I suppose that a USB host port on one board could be used to make it
the controller over four others by using a four port hub.
Once you have each board identified, they can decide who talks on
which pins. The rest should be easy, but of course drivers would be
required to optimize communication speeds.
If Blake is interested in processors which have both high performance
and great comms, GreenArrays makes a multiprocessor chip with 144
processors on board. I am currently working on a board which is
targeted to provide high current and voltage I/O but will also have a
GA144 chip on board to offload processing for things like motor
control. It might prove to have more processing than the BB, sort of
like an airplane which produces more horsepower in the turbos than it
does in the actual engines.
Well, the BeagleBone has female connectors. You can’t just flip them over and connect them with Male headers because the signals will be swapped between connectors. I don’t think the processor would like 5V on the I/O pins…
You could design a sandwhich cape that goes in between the BeagleBones, connects the two together, and handle the routing from P8 to P8 and P9 to P9. It would require SMT headers on each side, but that can easily be done. Or you could do something like Gumstix has done and create a motherboard that lets you plug as many BeagleBones together as you like depending on how big you want to make the board.
We today have 6 BeagleBoard-xM boards all communicating through an Ethernet HUB and each driving a LCD panel. They work to break up a single image and display it across the six screens.
But the BB can be made with stack through connectors. Designing a
cape for this would be way overkill. I don't get the impression that
the OP is talking about doing this as a one-off. To be honest, I
don't understand why you make the CPU board without the stack through
pins. Like I said in another post, it is a good idea to learn from
others rather than make your own mistakes. PC-104 has been doing the
stack through thing for twenty years. They have a great spec and lots
of lessons learned. Making the main board with stack through
connectors allows daughter cards to be added on the bottom. You leave
off part of the outline on the Cape board to provide access to the
button and the LEDs on the main board, but when it is plugged into the
7" LCD board none of that is accessible because the BB is upside
down!
BTW, using an SMT connector for a cape or motherboard would be asking
for trouble. I have seen any number of failures on SMT connectors
when used for board to board applications. There is just not enough
strength in the solder joints or in some cases it is the pads that
separate from the board. It is best to use through hole mounted
connectors when boards will be plugged and unplugged more than a few
times. Better would be through hole connectors that are offset
slightly.
Yes, a Beagle could be made with pass through connectors, but that is not something we intend to start doing. With the ability to bend the pins and increase RMA hits, that is the reason we do not make it with pass through connectors. And with the requirement to fit in the Altoids box, that wasn’t going to work with he pass through pins.

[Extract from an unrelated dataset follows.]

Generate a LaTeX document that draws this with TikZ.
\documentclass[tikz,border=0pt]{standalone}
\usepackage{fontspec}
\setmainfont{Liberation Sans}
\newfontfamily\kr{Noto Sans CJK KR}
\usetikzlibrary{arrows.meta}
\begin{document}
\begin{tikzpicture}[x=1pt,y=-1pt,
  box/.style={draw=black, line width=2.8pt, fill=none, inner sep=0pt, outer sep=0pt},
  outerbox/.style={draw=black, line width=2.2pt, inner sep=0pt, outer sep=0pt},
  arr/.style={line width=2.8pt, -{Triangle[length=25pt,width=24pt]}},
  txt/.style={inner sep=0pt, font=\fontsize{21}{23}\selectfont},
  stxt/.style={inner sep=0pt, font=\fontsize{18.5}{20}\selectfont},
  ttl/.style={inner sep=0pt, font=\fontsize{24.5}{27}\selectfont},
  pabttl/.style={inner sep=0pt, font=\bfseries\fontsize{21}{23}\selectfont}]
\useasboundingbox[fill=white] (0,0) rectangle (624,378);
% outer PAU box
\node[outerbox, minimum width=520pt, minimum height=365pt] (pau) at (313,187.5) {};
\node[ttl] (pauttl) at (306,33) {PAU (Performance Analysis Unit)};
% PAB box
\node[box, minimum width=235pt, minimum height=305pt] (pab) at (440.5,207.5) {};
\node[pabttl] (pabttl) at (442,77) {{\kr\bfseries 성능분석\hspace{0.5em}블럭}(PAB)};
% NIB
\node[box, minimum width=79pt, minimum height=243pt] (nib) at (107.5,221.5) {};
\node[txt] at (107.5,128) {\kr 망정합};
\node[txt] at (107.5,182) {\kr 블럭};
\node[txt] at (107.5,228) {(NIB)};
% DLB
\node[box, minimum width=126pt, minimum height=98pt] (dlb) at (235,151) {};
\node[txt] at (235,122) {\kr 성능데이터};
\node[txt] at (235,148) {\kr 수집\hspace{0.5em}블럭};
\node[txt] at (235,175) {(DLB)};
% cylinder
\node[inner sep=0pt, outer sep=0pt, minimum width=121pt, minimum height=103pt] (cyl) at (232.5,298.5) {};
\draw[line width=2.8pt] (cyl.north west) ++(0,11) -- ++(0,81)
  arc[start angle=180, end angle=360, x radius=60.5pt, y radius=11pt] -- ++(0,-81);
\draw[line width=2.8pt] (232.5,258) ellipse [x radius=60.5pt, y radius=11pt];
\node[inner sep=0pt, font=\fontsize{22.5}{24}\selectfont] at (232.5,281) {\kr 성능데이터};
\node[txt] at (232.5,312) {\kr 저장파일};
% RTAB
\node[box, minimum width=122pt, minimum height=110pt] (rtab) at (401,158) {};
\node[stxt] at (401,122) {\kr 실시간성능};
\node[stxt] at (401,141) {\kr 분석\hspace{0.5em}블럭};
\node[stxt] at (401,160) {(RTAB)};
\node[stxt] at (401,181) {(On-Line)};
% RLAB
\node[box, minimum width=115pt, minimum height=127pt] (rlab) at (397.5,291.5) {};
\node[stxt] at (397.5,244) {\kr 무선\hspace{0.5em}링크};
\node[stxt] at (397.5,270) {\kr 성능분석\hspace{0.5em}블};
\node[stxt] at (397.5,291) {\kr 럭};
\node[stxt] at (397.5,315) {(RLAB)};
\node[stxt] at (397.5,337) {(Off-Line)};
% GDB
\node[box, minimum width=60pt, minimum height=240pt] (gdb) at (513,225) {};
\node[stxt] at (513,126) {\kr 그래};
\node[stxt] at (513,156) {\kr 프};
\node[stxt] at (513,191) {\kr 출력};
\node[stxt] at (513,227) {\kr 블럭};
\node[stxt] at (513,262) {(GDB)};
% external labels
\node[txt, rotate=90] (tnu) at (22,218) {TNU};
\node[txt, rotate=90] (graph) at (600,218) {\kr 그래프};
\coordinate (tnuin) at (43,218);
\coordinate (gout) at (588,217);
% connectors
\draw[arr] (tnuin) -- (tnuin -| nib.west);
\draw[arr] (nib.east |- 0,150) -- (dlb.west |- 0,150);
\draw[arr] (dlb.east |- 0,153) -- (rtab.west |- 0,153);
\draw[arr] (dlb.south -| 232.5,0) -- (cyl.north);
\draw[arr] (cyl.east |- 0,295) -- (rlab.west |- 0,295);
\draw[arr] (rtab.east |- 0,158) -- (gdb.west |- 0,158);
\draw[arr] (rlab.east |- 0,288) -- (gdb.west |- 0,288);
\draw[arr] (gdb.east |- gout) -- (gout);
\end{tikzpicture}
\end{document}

Yes, SMT can be an issue and is not a clean solution, but I do suspectt that they exist for a reason and that a lot of people do indeed use them successfully.

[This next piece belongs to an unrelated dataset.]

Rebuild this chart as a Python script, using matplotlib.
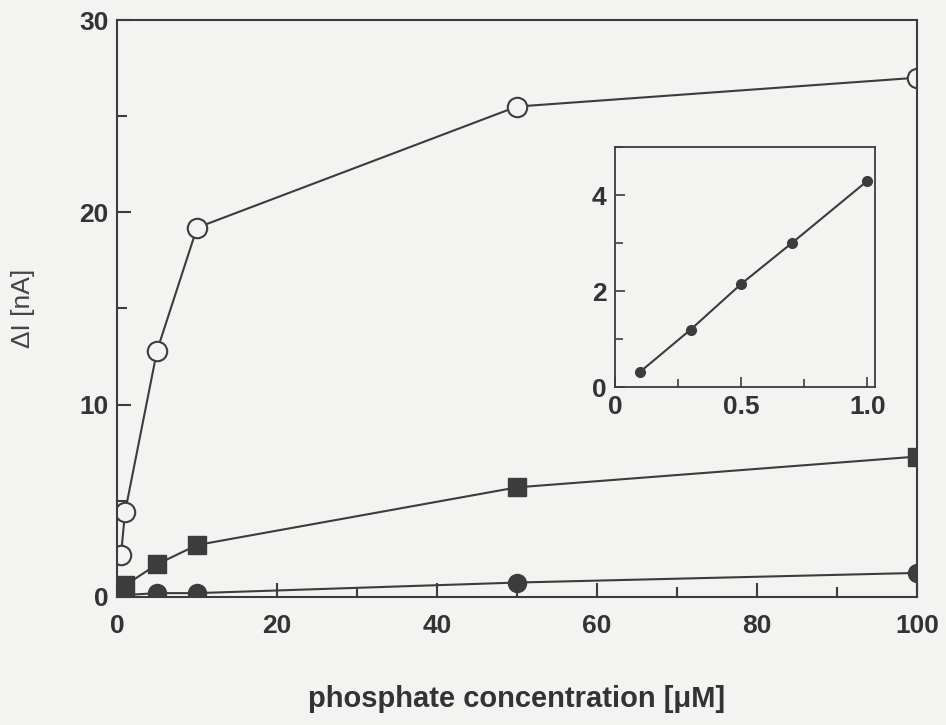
import matplotlib.pyplot as plt
import matplotlib.ticker as ticker

# main plot data
conc = [0.5, 1, 5, 10, 50, 100]
open_circles = [2.2, 4.4, 12.8, 19.2, 25.5, 27.0]

sq_conc = [1, 5, 10, 50, 100]
squares = [0.6, 1.7, 2.7, 5.7, 7.3]

dot_conc = [1, 5, 10, 50, 100]
dots = [0.1, 0.2, 0.2, 0.75, 1.25]

# inset data
inset_conc = [0.1, 0.3, 0.5, 0.7, 1.0]
inset_vals = [0.32, 1.2, 2.15, 3.0, 4.3]

bg = '#f3f3f1'
ink = '#3c3c3c'

plt.rcParams['font.family'] = ['Liberation Sans', 'DejaVu Sans']

fig = plt.figure(figsize=(9.46, 7.25), dpi=100, facecolor=bg)
ax = fig.add_axes([0.1237, 0.1766, 0.8456, 0.7958], facecolor=bg)

ax.plot(conc, open_circles, '-o', color=ink, mfc=bg, mec=ink, ms=14, mew=1.5, lw=1.5)
ax.plot(sq_conc, squares, '-s', color=ink, ms=13, lw=1.5)
ax.plot(dot_conc, dots, '-o', color=ink, ms=13, lw=1.5)

ax.set_xlim(0, 100)
ax.set_ylim(0, 30)
ax.xaxis.set_major_locator(ticker.MultipleLocator(20))
ax.xaxis.set_minor_locator(ticker.MultipleLocator(10))
ax.yaxis.set_major_locator(ticker.MultipleLocator(10))
ax.yaxis.set_minor_locator(ticker.MultipleLocator(5))
ax.tick_params(which='both', direction='in', color=ink, width=1.5, labelsize=19, labelcolor='#333333')
ax.tick_params(axis='x', pad=12)
ax.tick_params(axis='y', pad=6)
ax.tick_params(which='major', length=10)
ax.tick_params(which='minor', length=7)
for lbl in ax.get_xticklabels() + ax.get_yticklabels():
    lbl.set_fontweight('bold')
for s in ax.spines.values():
    s.set_color(ink)
    s.set_linewidth(1.5)

ax.set_xlabel('phosphate concentration [μM]', fontsize=21, fontweight='bold', color='#333333', labelpad=34)
ax.set_ylabel('ΔI [nA]', fontsize=19, color='#444444')
ax.yaxis.set_label_coords(-0.102, 0.5)

# inset
ins = fig.add_axes([0.650, 0.466, 0.275, 0.331], facecolor=bg)
ins.plot(inset_conc, inset_vals, '-o', color=ink, ms=7, lw=1.5)
ins.set_xlim(0, 1.03)
ins.set_ylim(0, 5)
ins.xaxis.set_major_locator(ticker.FixedLocator([0, 0.5, 1.0]))
ins.xaxis.set_major_formatter(ticker.FixedFormatter(['0', '0.5', '1.0']))
ins.xaxis.set_minor_locator(ticker.FixedLocator([0.25, 0.75]))
ins.yaxis.set_major_locator(ticker.MultipleLocator(2))
ins.yaxis.set_minor_locator(ticker.MultipleLocator(1))
ins.tick_params(which='both', direction='in', color=ink, width=1.2, labelsize=19, labelcolor='#333333', pad=6)
ins.tick_params(which='major', length=7)
ins.tick_params(which='minor', length=6)
for lbl in ins.get_xticklabels() + ins.get_yticklabels():
    lbl.set_fontweight('bold')
for s in ins.spines.values():
    s.set_color(ink)
    s.set_linewidth(1.3)

fig.savefig('out.png', dpi=100, facecolor=bg)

Just to be clear, the problem with surface mount connectors is with
repeated insertion cycles. There are also alignment problems, but
they can be mitigated by using alignment pins on the connectors. A
customer used surface mount 2 mm headers without alignment pins and
found the connectors "floated" around on the pads making it hard to
plug in the daughter cards I was providing (which used alignment pins
on the mating connector).
I totally agree with you. I don’t like them either, but in certain instances they may be the best solution. At a minimum, they need alignment pads or bosses to help hold them in place. When going SMT I lean toward the Hirose FX series of connectors. I have had a lot of sucess using those.